Aim of the task —
Everything from the first line of the data through the line with "6.16, 5.99, 5.83, 5.99, 6.145, 6.0, 5.86, 6.0]" is to be echoed exactly, minus the pictures.

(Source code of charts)
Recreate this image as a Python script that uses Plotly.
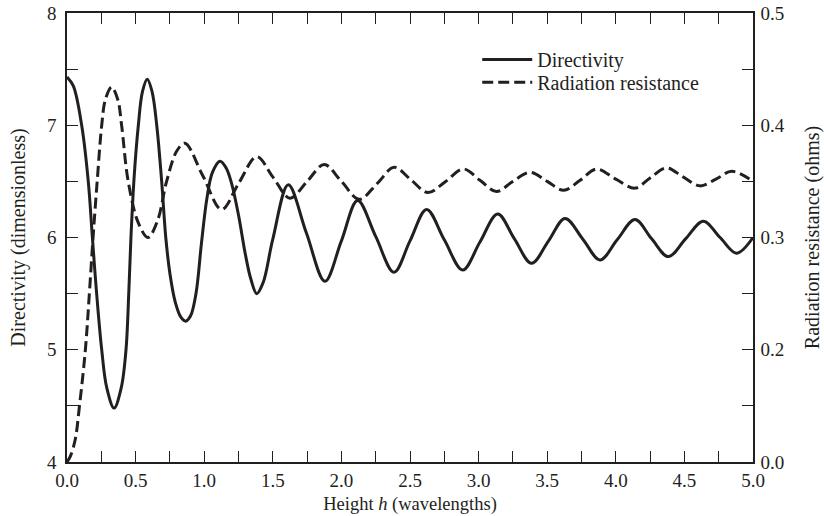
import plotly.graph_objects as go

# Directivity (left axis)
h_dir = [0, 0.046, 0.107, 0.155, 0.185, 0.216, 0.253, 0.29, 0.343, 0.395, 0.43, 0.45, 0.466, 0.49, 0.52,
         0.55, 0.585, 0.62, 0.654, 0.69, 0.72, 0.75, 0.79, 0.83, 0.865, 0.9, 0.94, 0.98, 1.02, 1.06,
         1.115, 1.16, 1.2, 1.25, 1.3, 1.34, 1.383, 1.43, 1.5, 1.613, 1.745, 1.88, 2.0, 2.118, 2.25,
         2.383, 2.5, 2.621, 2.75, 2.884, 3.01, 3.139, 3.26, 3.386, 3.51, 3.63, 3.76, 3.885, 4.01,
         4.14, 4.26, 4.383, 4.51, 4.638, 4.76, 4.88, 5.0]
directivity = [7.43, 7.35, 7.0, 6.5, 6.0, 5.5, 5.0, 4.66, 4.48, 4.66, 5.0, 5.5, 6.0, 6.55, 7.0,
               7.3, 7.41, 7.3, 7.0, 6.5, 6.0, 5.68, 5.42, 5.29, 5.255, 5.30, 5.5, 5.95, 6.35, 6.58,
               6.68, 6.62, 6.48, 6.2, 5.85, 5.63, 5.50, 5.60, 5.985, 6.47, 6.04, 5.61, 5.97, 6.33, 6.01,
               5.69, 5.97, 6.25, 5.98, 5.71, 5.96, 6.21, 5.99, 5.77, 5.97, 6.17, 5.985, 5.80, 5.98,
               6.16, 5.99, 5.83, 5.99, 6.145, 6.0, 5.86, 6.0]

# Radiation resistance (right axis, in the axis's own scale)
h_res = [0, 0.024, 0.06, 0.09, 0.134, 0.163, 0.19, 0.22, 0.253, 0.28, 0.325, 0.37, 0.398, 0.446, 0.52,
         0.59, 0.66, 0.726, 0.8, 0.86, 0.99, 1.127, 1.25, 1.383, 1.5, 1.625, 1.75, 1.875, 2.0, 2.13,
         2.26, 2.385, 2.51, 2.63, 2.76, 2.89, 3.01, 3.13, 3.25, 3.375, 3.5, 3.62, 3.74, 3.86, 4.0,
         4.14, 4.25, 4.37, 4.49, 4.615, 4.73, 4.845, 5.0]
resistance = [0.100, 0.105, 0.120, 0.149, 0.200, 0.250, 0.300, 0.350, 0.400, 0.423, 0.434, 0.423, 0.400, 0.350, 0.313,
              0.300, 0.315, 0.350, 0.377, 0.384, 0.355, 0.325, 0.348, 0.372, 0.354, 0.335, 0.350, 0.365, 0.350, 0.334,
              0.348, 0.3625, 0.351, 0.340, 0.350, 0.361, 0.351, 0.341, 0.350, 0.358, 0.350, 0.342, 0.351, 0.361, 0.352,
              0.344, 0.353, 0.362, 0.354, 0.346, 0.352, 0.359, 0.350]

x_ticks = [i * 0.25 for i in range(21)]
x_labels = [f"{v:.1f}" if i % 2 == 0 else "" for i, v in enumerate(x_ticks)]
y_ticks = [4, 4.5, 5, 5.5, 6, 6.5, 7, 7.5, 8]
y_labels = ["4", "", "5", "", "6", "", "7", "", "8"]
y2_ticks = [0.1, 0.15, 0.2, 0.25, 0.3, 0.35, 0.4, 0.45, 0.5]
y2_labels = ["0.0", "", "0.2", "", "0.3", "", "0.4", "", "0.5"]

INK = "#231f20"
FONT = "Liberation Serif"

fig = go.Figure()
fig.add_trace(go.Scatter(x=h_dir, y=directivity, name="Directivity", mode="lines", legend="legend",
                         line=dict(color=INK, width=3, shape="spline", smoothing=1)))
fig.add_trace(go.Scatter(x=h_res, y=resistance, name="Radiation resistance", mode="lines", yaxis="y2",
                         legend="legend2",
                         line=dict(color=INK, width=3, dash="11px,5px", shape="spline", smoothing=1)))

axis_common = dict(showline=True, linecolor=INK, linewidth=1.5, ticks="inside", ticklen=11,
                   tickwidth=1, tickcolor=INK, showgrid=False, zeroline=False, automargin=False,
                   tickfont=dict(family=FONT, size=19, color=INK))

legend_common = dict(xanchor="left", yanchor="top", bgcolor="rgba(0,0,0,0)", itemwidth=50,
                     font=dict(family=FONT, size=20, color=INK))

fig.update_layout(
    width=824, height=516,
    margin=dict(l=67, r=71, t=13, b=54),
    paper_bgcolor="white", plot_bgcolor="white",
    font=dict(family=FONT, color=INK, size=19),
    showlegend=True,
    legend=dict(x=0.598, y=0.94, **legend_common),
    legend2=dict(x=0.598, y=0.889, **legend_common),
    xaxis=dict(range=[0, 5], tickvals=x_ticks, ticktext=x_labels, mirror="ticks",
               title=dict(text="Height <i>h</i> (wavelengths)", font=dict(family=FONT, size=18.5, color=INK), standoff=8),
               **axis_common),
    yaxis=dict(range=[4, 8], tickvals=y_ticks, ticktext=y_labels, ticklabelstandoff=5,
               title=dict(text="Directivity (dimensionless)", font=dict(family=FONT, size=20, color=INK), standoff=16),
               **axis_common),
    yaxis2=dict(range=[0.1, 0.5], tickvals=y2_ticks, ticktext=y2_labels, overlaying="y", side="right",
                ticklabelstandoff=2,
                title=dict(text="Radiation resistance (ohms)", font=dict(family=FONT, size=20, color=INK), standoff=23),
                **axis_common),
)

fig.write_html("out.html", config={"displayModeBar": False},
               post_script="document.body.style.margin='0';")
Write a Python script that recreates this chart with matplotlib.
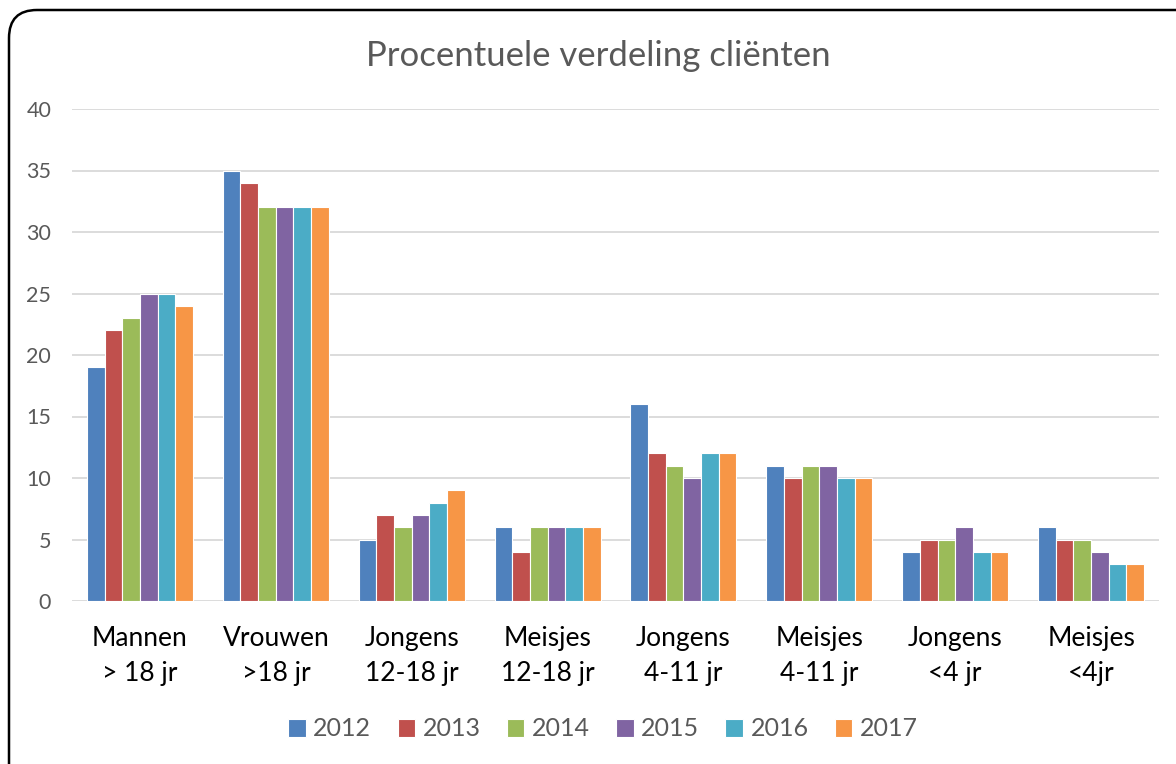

Output —
Recreate this image as a Python script that uses Plotly.
import plotly.graph_objects as go

# Directivity (left axis)
h_dir = [0, 0.046, 0.107, 0.155, 0.185, 0.216, 0.253, 0.29, 0.343, 0.395, 0.43, 0.45, 0.466, 0.49, 0.52,
         0.55, 0.585, 0.62, 0.654, 0.69, 0.72, 0.75, 0.79, 0.83, 0.865, 0.9, 0.94, 0.98, 1.02, 1.06,
         1.115, 1.16, 1.2, 1.25, 1.3, 1.34, 1.383, 1.43, 1.5, 1.613, 1.745, 1.88, 2.0, 2.118, 2.25,
         2.383, 2.5, 2.621, 2.75, 2.884, 3.01, 3.139, 3.26, 3.386, 3.51, 3.63, 3.76, 3.885, 4.01,
         4.14, 4.26, 4.383, 4.51, 4.638, 4.76, 4.88, 5.0]
directivity = [7.43, 7.35, 7.0, 6.5, 6.0, 5.5, 5.0, 4.66, 4.48, 4.66, 5.0, 5.5, 6.0, 6.55, 7.0,
               7.3, 7.41, 7.3, 7.0, 6.5, 6.0, 5.68, 5.42, 5.29, 5.255, 5.30, 5.5, 5.95, 6.35, 6.58,
               6.68, 6.62, 6.48, 6.2, 5.85, 5.63, 5.50, 5.60, 5.985, 6.47, 6.04, 5.61, 5.97, 6.33, 6.01,
               5.69, 5.97, 6.25, 5.98, 5.71, 5.96, 6.21, 5.99, 5.77, 5.97, 6.17, 5.985, 5.80, 5.98,
               6.16, 5.99, 5.83, 5.99, 6.145, 6.0, 5.86, 6.0]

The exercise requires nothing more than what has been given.